Desde el Edén hasta el Apocalipsis, la Biblia cuenta su historia a través de las comidas. No solo la comida, sino el acto de comer -compartido, ofrecido, prohibido o incluso simbólico- da forma al drama de la historia de la salvación. En las Escrituras, comer nunca es solo una cuestión de sustento. En ella se forjan relaciones, se rompen o sellan pactos y se acerca lo divino.
Una comida especial
En el corazón de la fe cristiana hay una comida: la Última Cena. Pero ese momento forma parte de un patrón más amplio. En los Evangelios, Jesús se sienta a menudo a la mesa.
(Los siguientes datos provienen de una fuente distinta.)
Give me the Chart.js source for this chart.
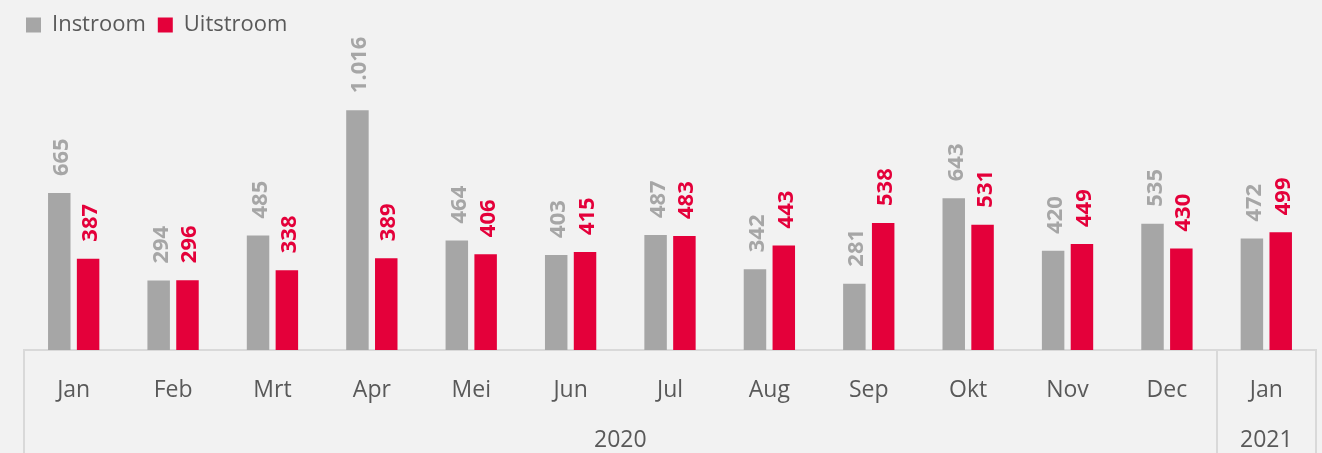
<!DOCTYPE html>
<html>
<head>
<meta charset="utf-8">
<script src="https://cdn.jsdelivr.net/npm/chart.js@4.4.1/dist/chart.umd.min.js"></script>
<style>
  html, body { margin: 0; padding: 0; background: #f2f2f2; }
</style>
</head>
<body>
<canvas id="chart" width="1322" height="453"></canvas>
<script>
// maanden en het jaar waar ze bij horen
const months = ['Jan', 'Feb', 'Mrt', 'Apr', 'Mei', 'Jun', 'Jul', 'Aug', 'Sep', 'Okt', 'Nov', 'Dec', 'Jan'];
const monthYears = ['2020', '2020', '2020', '2020', '2020', '2020', '2020', '2020', '2020', '2020', '2020', '2020', '2021'];

const instroom = [665, 294, 485, 1016, 464, 403, 487, 342, 281, 643, 420, 535, 472];
const uitstroom = [387, 296, 338, 389, 406, 415, 483, 443, 538, 531, 449, 430, 499];

const GRAY = '#a6a6a6';
const RED = '#e4003a';
const TEXT = '#595959';
const LINE = '#d9d9d9';

// 1016 -> "1.016"
function fmt(v) {
    return String(v).replace(/\B(?=(\d{3})+(?!\d))/g, '.');
}

// lijn aan begin van elk jaar en aan het eind
function isYearEdge(ctx) {
    if (ctx.type !== 'tick') return true;
    const i = ctx.index;
    return i === 0 || monthYears[i] !== monthYears[i - 1];
}

// waarden boven de staven, gedraaid
const valueLabels = {
    id: 'valueLabels',
    afterDatasetsDraw(chart) {
        const ctx = chart.ctx;
        ctx.save();
        ctx.font = 'bold 22px "Open Sans"';
        ctx.textAlign = 'left';
        ctx.textBaseline = 'alphabetic';
        chart.data.datasets.forEach((ds, di) => {
            const meta = chart.getDatasetMeta(di);
            ctx.fillStyle = ds.backgroundColor;
            meta.data.forEach((bar, i) => {
                ctx.save();
                ctx.translate(bar.x, bar.y - 17);
                ctx.rotate(-Math.PI / 2);
                ctx.fillText(fmt(ds.data[i]), 0, 9);
                ctx.restore();
            });
        });
        ctx.restore();
    }
};

// tweede rij: jaartallen onder de maanden
const yearLabels = {
    id: 'yearLabels',
    afterDraw(chart) {
        const x = chart.scales.x;
        const ctx = chart.ctx;
        ctx.save();
        ctx.font = '23px "Open Sans"';
        ctx.fillStyle = TEXT;
        ctx.textAlign = 'center';
        ctx.textBaseline = 'middle';
        let start = 0;
        for (let i = 1; i <= monthYears.length; i++) {
            if (i === monthYears.length || monthYears[i] !== monthYears[start]) {
                const cx = (x.getPixelForValue(start) + x.getPixelForValue(i - 1)) / 2;
                ctx.fillText(monthYears[start], cx, 440);
                start = i;
            }
        }
        ctx.restore();
    }
};

new Chart(document.getElementById('chart'), {
    type: 'bar',
    data: {
        labels: months,
        datasets: [
            { label: 'Instroom', data: instroom, backgroundColor: GRAY },
            { label: 'Uitstroom', data: uitstroom, backgroundColor: RED },
        ],
    },
    options: {
        responsive: false,
        animation: false,
        layout: { padding: { left: 14, right: 6, top: 2, bottom: 0 } },
        datasets: {
            bar: { categoryPercentage: 0.58, barPercentage: 0.78 },
        },
        plugins: {
            legend: {
                position: 'top',
                align: 'start',
                labels: {
                    boxWidth: 15,
                    boxHeight: 15,
                    padding: 12,
                    color: TEXT,
                    font: { family: 'Open Sans', size: 22 },
                },
            },
            tooltip: { enabled: false },
        },
        scales: {
            x: {
                offset: true,
                grid: {
                    offset: true,
                    drawOnChartArea: false,
                    drawTicks: true,
                    tickLength: 103,
                    lineWidth: 2,
                    color: ctx => isYearEdge(ctx) ? LINE : 'rgba(0,0,0,0)',
                    tickColor: ctx => isYearEdge(ctx) ? LINE : 'rgba(0,0,0,0)',
                },
                border: { display: true, color: LINE, width: 2 },
                ticks: {
                    color: TEXT,
                    font: { family: 'Open Sans', size: 23 },
                    padding: -76,
                    maxRotation: 0,
                    autoSkip: false,
                },
                afterFit(scale) { scale.height = 103; },
            },
            y: {
                min: 0,
                max: 1288,
                ticks: { display: false },
                grid: { display: false },
                border: { display: false },
                afterFit(scale) { scale.width = 10; },
            },
        },
    },
    plugins: [valueLabels, yearLabels],
});
</script>
</body>
</html>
Come con recaudadores de impuestos y pecadores (Mt 9,10), alimenta a las multitudes hambrientas con panes y peces (Mc 6,41-42), y parte el pan con sus discípulos en Emaús después de la Resurrección (Lc 24,30-31). Incluso glorificado, sigue siendo profundamente humano: pide algo de comer en el aposento alto y más tarde asa pescado en la orilla para sus amigos (Lc 24,41-43; Juan 21,12).
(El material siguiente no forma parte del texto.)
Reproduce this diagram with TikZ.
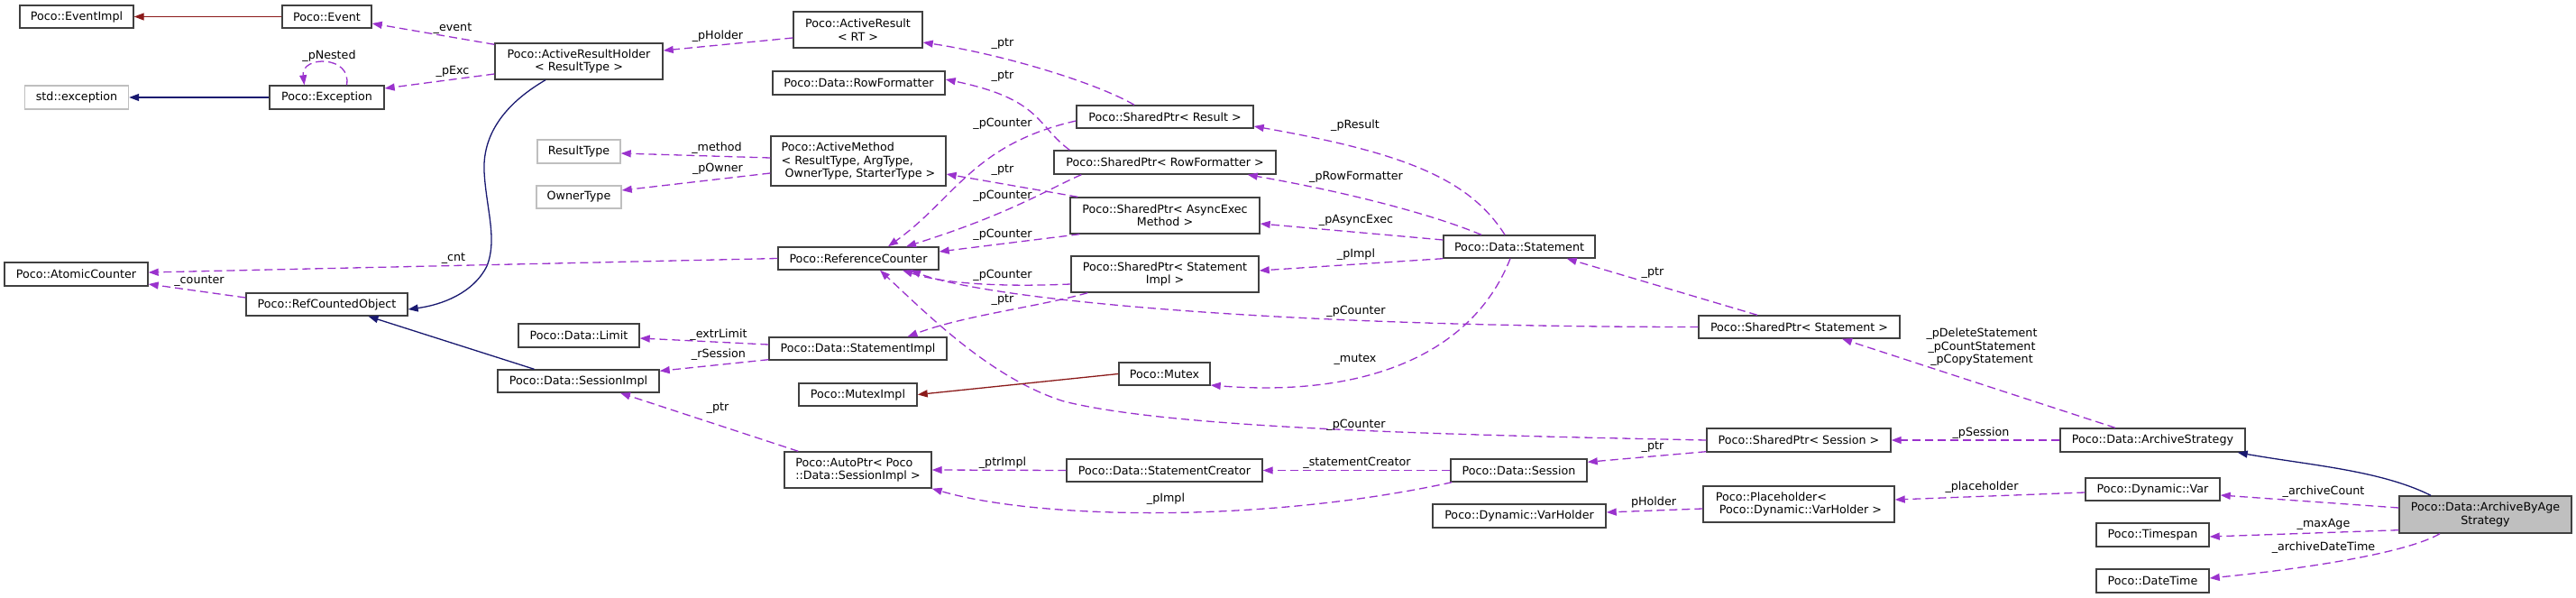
\documentclass[tikz,border=0pt]{standalone}
\usepackage{fontspec}
\setmainfont{DejaVu Sans}
\usetikzlibrary{arrows.meta}
\definecolor{usecol}{HTML}{9A32CD}
\definecolor{inhcol}{HTML}{191970}
\definecolor{tplcol}{HTML}{8B1A1A}
\definecolor{boxcol}{HTML}{404040}
\definecolor{greycol}{HTML}{BFBFBF}
\tikzset{
  txt/.style={font=\fontsize{12.7}{14.5}\selectfont},
  box/.style={txt, draw=boxcol, line width=1.4pt, fill=white, inner sep=0pt, align=center},
  gbox/.style={box, draw=greycol},
  tbox/.style={box, fill=greycol},
  lbl/.style={txt, inner sep=0pt},
  use/.style={draw=usecol, line width=1.3pt, dash pattern=on 9pt off 5pt, -{Triangle[length=11pt,width=8pt]}},
  inh/.style={draw=inhcol, line width=1.3pt, -{Triangle[length=11pt,width=8pt]}},
  tpl/.style={draw=tplcol, line width=1.3pt, -{Triangle[length=11pt,width=8pt]}},
}
\begin{document}
\begin{tikzpicture}[x=1pt,y=-1pt]
\useasboundingbox (0,0) rectangle (2857,663);
% nodes
\node[box, minimum width=126pt, minimum height=25pt] (eventimpl) at (85,18.5) {Poco::EventImpl};
\node[box, minimum width=99pt, minimum height=25pt] (event) at (362.5,18.5) {Poco::Event};
\node[box, minimum width=186pt, minimum height=40pt] (arh) at (642,68) {Poco::ActiveResultHolder\\< ResultType >};
\node[gbox, minimum width=115pt, minimum height=26pt] (stdexc) at (85,108) {std::exception};
\node[box, minimum width=127pt, minimum height=26pt] (exception) at (362.5,108) {Poco::Exception};
\node[gbox, minimum width=92pt, minimum height=26pt] (resulttype) at (642,168) {ResultType};
\node[gbox, minimum width=94pt, minimum height=25pt] (ownertype) at (642,218.5) {OwnerType};
\node[box, minimum width=159pt, minimum height=26pt] (atomic) at (84.5,304) {Poco::AtomicCounter};
\node[box, minimum width=179pt, minimum height=25pt] (rco) at (362.5,337.5) {Poco::RefCountedObject};
\node[box, minimum width=134pt, minimum height=26pt] (limit) at (642,372) {Poco::Data::Limit};
\node[box, minimum width=179pt, minimum height=25pt] (sessionimpl) at (641.5,422.5) {Poco::Data::SessionImpl};
\node[box, minimum width=143pt, minimum height=40pt] (activeresult) at (951.5,33) {Poco::ActiveResult\\< RT >};
\node[box, minimum width=191pt, minimum height=26pt] (rowformatter) at (952.5,92) {Poco::Data::RowFormatter};
\node[box, align=left, minimum width=194pt, minimum height=55pt] (activemethod) at (952,178.5) {Poco::ActiveMethod\\< ResultType, ArgType,\\\hspace*{4pt}OwnerType, StarterType >};
\node[box, minimum width=178pt, minimum height=25pt] (refcounter) at (952,286.5) {Poco::ReferenceCounter};
\node[box, minimum width=197pt, minimum height=25pt] (stmtimpl) at (951.5,386.5) {Poco::Data::StatementImpl};
\node[box, minimum width=131pt, minimum height=25pt] (muteximpl) at (951.5,437.5) {Poco::MutexImpl};
\node[box, align=left, minimum width=163pt, minimum height=40pt] (autoptr) at (951.5,521) {Poco::AutoPtr< Poco\\::Data::SessionImpl >};
\node[box, minimum width=196pt, minimum height=25pt] (spresult) at (1292,129.5) {Poco::SharedPtr< Result >};
\node[box, minimum width=246pt, minimum height=26pt] (sprowf) at (1292,180) {Poco::SharedPtr< RowFormatter >};
\node[box, minimum width=210pt, minimum height=40pt] (spasync) at (1292,239) {Poco::SharedPtr< AsyncExec\\Method >};
\node[box, minimum width=208pt, minimum height=40pt] (spstmtimpl) at (1292,304) {Poco::SharedPtr< Statement\\Impl >};
\node[box, minimum width=101pt, minimum height=25pt] (mutex) at (1291.5,414.5) {Poco::Mutex};
\node[box, minimum width=217pt, minimum height=25pt] (stmtcreator) at (1291.5,521.5) {Poco::Data::StatementCreator};
\node[box, minimum width=168pt, minimum height=25pt] (statement) at (1685,273.5) {Poco::Data::Statement};
\node[box, minimum width=151pt, minimum height=25pt] (session) at (1684.5,521.5) {Poco::Data::Session};
\node[box, minimum width=192pt, minimum height=26pt] (varholder) at (1685,572) {Poco::Dynamic::VarHolder};
\node[box, minimum width=223pt, minimum height=25pt] (spstatement) at (1995.5,362.5) {Poco::SharedPtr< Statement >};
\node[box, minimum width=204pt, minimum height=26pt] (spsession) at (1995,488) {Poco::SharedPtr< Session >};
\node[box, align=left, minimum width=212pt, minimum height=40pt] (placeholder) at (1995,559) {Poco::Placeholder<\\\hspace*{4pt}Poco::Dynamic::VarHolder >};
\node[box, minimum width=205pt, minimum height=26pt] (archivestrategy) at (2387.5,488) {Poco::Data::ArchiveStrategy};
\node[box, minimum width=149pt, minimum height=25pt] (var) at (2387.5,542.5) {Poco::Dynamic::Var};
\node[box, minimum width=125pt, minimum height=26pt] (timespan) at (2387.5,593) {Poco::Timespan};
\node[box, minimum width=125pt, minimum height=26pt] (datetime) at (2387.5,644) {Poco::DateTime};
\node[tbox, minimum width=191pt, minimum height=41pt] (archivebyage) at (2756.5,570.5) {Poco::Data::ArchiveByAge\\Strategy};
% edges
\draw[tpl] (event.west) -- (eventimpl.east);
\draw[use] ([yshift=-2pt]arh.north west) -- ([yshift=-7.5pt]event.east);
\draw[use] ([yshift=-14pt]arh.west) -- ([yshift=10pt]exception.east);
\draw[use] ([xshift=22pt]exception.north) .. controls +(6,-33) and +(-4,-33) .. ([xshift=-25pt]exception.north);
\draw[inh] (exception.west) -- (stdexc.east);
\draw[inh] ([xshift=-37pt]arh.south) .. controls (565,112) and (535,145) .. (537,190) .. controls (539,230) and (552,265) .. (540,295) .. controls (525,325) and (490,338) .. ([yshift=-5.5pt]rco.east);
\draw[use] ([yshift=7.5pt]rco.west) -- ([yshift=-11pt]atomic.east);
\draw[use] (refcounter.west) -- ([yshift=2pt]atomic.east);
\draw[inh] ([xshift=-49pt]sessionimpl.north) -- ([xshift=46pt]rco.south);
\draw[use] ([yshift=4.5pt]stmtimpl.west) -- ([yshift=-3pt]limit.east);
\draw[use] ([yshift=1pt]stmtimpl.south west) -- ([yshift=-2pt]sessionimpl.north east);
\draw[use] ([xshift=16pt]autoptr.north west) -- ([xshift=46.5pt]sessionimpl.south);
\draw[use] ([yshift=3.5pt]activemethod.west) -- ([yshift=-2pt]resulttype.east);
\draw[use] ([yshift=-13.5pt]activemethod.west) -- ([yshift=7.5pt]ownertype.east);
\draw[use] ([yshift=-9pt]activeresult.west) -- ([yshift=12pt]arh.east);
\draw[use] ([xshift=-34pt]spresult.north) .. controls +(-43,-25) and +(87,13) .. ([yshift=-14pt]activeresult.east);
\draw[use] ([xshift=18pt]sprowf.north west) .. controls +(-37,-27) and +(107,22) .. ([yshift=4pt]rowformatter.east);
\draw[use] ([yshift=-4.5pt]spresult.west) .. controls +(-114,26) and +(75,-54) .. ([xshift=33pt]refcounter.north);
\draw[use] ([xshift=31pt]sprowf.south west) .. controls +(-35,15) and +(115,-36) .. ([xshift=53pt]refcounter.north);
\draw[use] ([xshift=9pt]spasync.north west) -- ([yshift=-14.5pt]activemethod.east);
\draw[use] ([xshift=11pt]spasync.south west) -- ([yshift=7.5pt]refcounter.east);
\draw[use] ([yshift=-11pt]spstmtimpl.west) .. controls +(-68,3) and +(49,16) .. ([xshift=49pt]refcounter.south);
\draw[use] ([xshift=19pt]spstmtimpl.south west) .. controls +(-57,16) and +(64,-24) .. ([xshift=55pt]stmtimpl.north);
\draw[use] (spstatement.west) .. controls +(-484,0) and +(80,31) .. ([xshift=58pt]refcounter.south);
\draw[use] (spsession.west) .. controls +(-293,-6) and +(120,30) .. (1180,445) .. controls (1100,420) and (1030,350) .. ([xshift=24pt]refcounter.south);
\draw[use] ([xshift=-16pt]statement.north) .. controls +(-39,-61) and +(170,30) .. ([yshift=-10.5pt]spresult.east);
\draw[use] ([xshift=-42pt]statement.north) .. controls +(-63,-26) and +(97,17) .. ([xshift=-32pt]sprowf.south east);
\draw[use] ([yshift=7.5pt]statement.west) -- ([yshift=-9pt]spasync.east);
\draw[use] (statement.south west) -- ([yshift=4pt]spstmtimpl.east);
\draw[use] ([xshift=-10pt]statement.south) .. controls +(-45,114) and +(158,13) .. ([yshift=-12.5pt]mutex.east);
\draw[tpl] (mutex.west) -- (muteximpl.east);
\draw[use] ([xshift=-46.5pt]spstatement.north) -- ([xshift=-32pt]statement.south east);
\draw[use] ([xshift=-41.5pt]archivestrategy.north) -- ([xshift=47.5pt]spstatement.south);
\draw[use] (archivestrategy.west) -- (spsession.east);
\draw[use] ([yshift=1pt]spsession.south west) -- ([yshift=-4pt]session.north east);
\draw[use] (session.west) -- (stmtcreator.east);
\draw[use] (stmtcreator.west) -- (autoptr.east);
\draw[use] ([xshift=2pt]session.south west) .. controls +(-211,46) and +(117,34) .. (autoptr.south east);
\draw[use] ([yshift=-5pt]placeholder.west) -- ([yshift=4pt]varholder.east);
\draw[use] ([yshift=-3.5pt]var.west) -- ([yshift=5pt]placeholder.east);
\draw[inh] ([xshift=-60.5pt]archivebyage.north) .. controls +(-56,-28) and +(79,14) .. ([xshift=-9pt]archivestrategy.south east);
\draw[use] ([yshift=7.5pt]archivebyage.west) -- ([yshift=-6.5pt]var.east);
\draw[use] ([yshift=4pt]archivebyage.south west) -- ([yshift=-2pt]timespan.east);
\draw[use] ([xshift=-50.5pt]archivebyage.south) .. controls +(-36,21) and +(110,-11) .. ([yshift=3pt]datetime.east);
% labels
\node[lbl] (l1) at (502,32) {\_event};
\node[lbl] (l2) at (502,79) {\_pExc};
\node[lbl] (l3) at (365,62) {\_pNested};
\node[lbl] (l4) at (221,312) {\_counter};
\node[lbl] (l5) at (503,287) {\_cnt};
\node[lbl] (l6) at (797,371) {\_extrLimit};
\node[lbl] (l7) at (797,393) {\_rSession};
\node[lbl] (l8) at (796,453) {\_ptr};
\node[lbl] (l9) at (795,164) {\_method};
\node[lbl] (l10) at (796,187) {\_pOwner};
\node[lbl] (l11) at (796,40) {\_pHolder};
\node[lbl] (l12) at (1112,49) {\_ptr};
\node[lbl] (l13) at (1112,85) {\_ptr};
\node[lbl] (l14) at (1112,137) {\_pCounter};
\node[lbl] (l15) at (1112,189) {\_ptr};
\node[lbl] (l16) at (1112,217) {\_pCounter};
\node[lbl] (l17) at (1112,260) {\_pCounter};
\node[lbl] (l18) at (1112,305) {\_pCounter};
\node[lbl] (l19) at (1112,333) {\_ptr};
\node[lbl] (l20) at (1503,139) {\_pResult};
\node[lbl] (l21) at (1504,196) {\_pRowFormatter};
\node[lbl] (l22) at (1504,244) {\_pAsyncExec};
\node[lbl] (l23) at (1504,282) {\_pImpl};
\node[lbl] (l24) at (1504,345) {\_pCounter};
\node[lbl] (l25) at (1503,399) {\_mutex};
\node[lbl] (l26) at (1504,471) {\_pCounter};
\node[lbl] (l27) at (1833,303) {\_ptr};
\node[lbl, align=center] (l28) at (2198,385) {\_pDeleteStatement\\\_pCountStatement\\\_pCopyStatement};
\node[lbl] (l29) at (2197,480) {\_pSession};
\node[lbl] (l30) at (1833,496) {\_ptr};
\node[lbl] (l31) at (1505,513) {\_statementCreator};
\node[lbl] (l32) at (1112,513) {\_ptrImpl};
\node[lbl] (l33) at (1293,553) {\_pImpl};
\node[lbl] (l34) at (1834,557) {pHolder};
\node[lbl] (l35) at (2198,540) {\_placeholder};
\node[lbl] (l36) at (2577,545) {\_archiveCount};
\node[lbl] (l37) at (2577,581) {\_maxAge};
\node[lbl] (l38) at (2577,607) {\_archiveDateTime};
\end{tikzpicture}
\end{document}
"El Hijo del Hombre ha venido a comer y a beber", dice Jesús (Lc 7, 34). Fue suficiente para escandalizar a sus críticos. Pero sus hábitos en la mesa no eran aleatorios: revelaban el Reino. En un mundo que clasificaba a las personas por su pureza, estatus y poder, Jesús utilizó las comidas para cambiar las expectativas. No se limitaba a enseñar en la mesa. Allí curaba, perdonaba e incluso llamaba a sus discípulos.
Una cena, no un sermón
Comer con alguien era, y sigue siendo, una forma de intimidad. No se comparte una comida con cualquiera. Pero Jesús sí lo hizo. Cada comida se convierte en una forma de revelación, en una parábola viviente de comunión. No es casualidad que la Eucaristía no sea un sermón o una canción, sino una cena.
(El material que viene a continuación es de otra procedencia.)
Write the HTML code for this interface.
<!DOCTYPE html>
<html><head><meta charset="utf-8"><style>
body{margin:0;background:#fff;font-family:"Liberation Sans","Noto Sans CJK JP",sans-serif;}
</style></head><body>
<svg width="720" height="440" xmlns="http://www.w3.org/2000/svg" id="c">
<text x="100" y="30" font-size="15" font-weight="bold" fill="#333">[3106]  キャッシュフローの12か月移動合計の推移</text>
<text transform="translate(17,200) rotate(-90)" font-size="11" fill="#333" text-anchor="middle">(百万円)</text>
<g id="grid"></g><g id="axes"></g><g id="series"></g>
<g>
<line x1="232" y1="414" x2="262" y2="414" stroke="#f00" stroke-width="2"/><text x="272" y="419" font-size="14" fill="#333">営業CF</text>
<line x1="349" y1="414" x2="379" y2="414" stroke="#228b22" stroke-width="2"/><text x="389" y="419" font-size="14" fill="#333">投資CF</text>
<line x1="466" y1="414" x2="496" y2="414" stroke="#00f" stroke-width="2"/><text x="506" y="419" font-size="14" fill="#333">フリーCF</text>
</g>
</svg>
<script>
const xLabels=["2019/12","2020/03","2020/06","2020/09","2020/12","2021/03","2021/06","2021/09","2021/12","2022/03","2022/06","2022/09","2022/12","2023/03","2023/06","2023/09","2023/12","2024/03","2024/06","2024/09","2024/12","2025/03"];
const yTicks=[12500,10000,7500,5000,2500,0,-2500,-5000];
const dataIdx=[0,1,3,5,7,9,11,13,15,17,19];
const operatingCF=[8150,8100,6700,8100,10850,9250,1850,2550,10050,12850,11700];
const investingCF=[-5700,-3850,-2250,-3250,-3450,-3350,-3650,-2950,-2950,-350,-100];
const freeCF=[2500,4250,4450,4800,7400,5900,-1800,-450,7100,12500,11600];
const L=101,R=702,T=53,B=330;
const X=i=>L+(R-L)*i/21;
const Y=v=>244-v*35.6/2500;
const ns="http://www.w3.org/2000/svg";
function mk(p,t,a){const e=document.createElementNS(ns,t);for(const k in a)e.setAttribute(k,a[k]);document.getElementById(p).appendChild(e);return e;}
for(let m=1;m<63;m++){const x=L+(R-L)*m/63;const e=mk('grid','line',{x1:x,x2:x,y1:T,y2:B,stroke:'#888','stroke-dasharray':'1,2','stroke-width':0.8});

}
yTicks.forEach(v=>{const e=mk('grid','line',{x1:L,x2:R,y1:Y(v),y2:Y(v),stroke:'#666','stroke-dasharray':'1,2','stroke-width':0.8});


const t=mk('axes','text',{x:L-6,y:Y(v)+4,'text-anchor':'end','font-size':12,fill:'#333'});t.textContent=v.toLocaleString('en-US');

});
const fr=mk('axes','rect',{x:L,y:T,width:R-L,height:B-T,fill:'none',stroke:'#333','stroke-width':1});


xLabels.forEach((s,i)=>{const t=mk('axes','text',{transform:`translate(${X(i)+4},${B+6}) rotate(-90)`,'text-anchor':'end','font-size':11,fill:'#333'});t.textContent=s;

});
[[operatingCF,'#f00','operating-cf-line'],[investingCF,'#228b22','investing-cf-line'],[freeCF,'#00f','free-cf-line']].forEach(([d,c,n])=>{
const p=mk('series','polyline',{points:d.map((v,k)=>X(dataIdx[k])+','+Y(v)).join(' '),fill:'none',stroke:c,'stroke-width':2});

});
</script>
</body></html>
Y la Biblia tampoco empieza con un sermón, sino con frutos.
Eva es la primera en comer en la Biblia hebrea; el último en la Biblia cristiana es Juan. Una coge fruta de un árbol (Gen 3, 6), el otro recibe un rollo de un ángel (Ap 10, 9-10). Eva es tentada por una serpiente para que coma; a Juan se lo ordena un ángel. "Sabía dulce como la miel", dice, "pero se agrió en mi estómago". Un acto introduce a la humanidad en la historia del pecado; el otro concluye la visión de la restauración. Comer marca tanto la caída como la plenitud.
Las comidas sagradas
Entre Eva y Juan hay una larga historia de comidas sagradas: el maná en el desierto, el pastel de Elías, el cordero pascual, las bodas de Caná y, por último, el propio Pan de Vida, ofrecido en una colina a las afueras de Jerusalén.
La comida nunca es un telón de fondo en las Escrituras, sino portadora de significado. Nos enseña que Dios sale a nuestro encuentro en nuestra hambre. No nos exige que trascendamos nuestra necesidad humana, sino que entra en ella. Jesús no flota sobre la mesa, sino que toma el pan en sus manos. Lo parte. Lo da.
En un mundo de consumo instantáneo, es fácil olvidar la santidad de las comidas. Pero la Biblia nos devuelve una y otra vez a la mesa, no solo como lugar de alimento, sino de encuentro. Comer, en la fe, es recordar que el cielo no es un retiro del cuerpo, sino una fiesta.
Como promete el Apocalipsis: "Bienaventurados los invitados a la cena de las bodas del Cordero" (Ap 19, 9).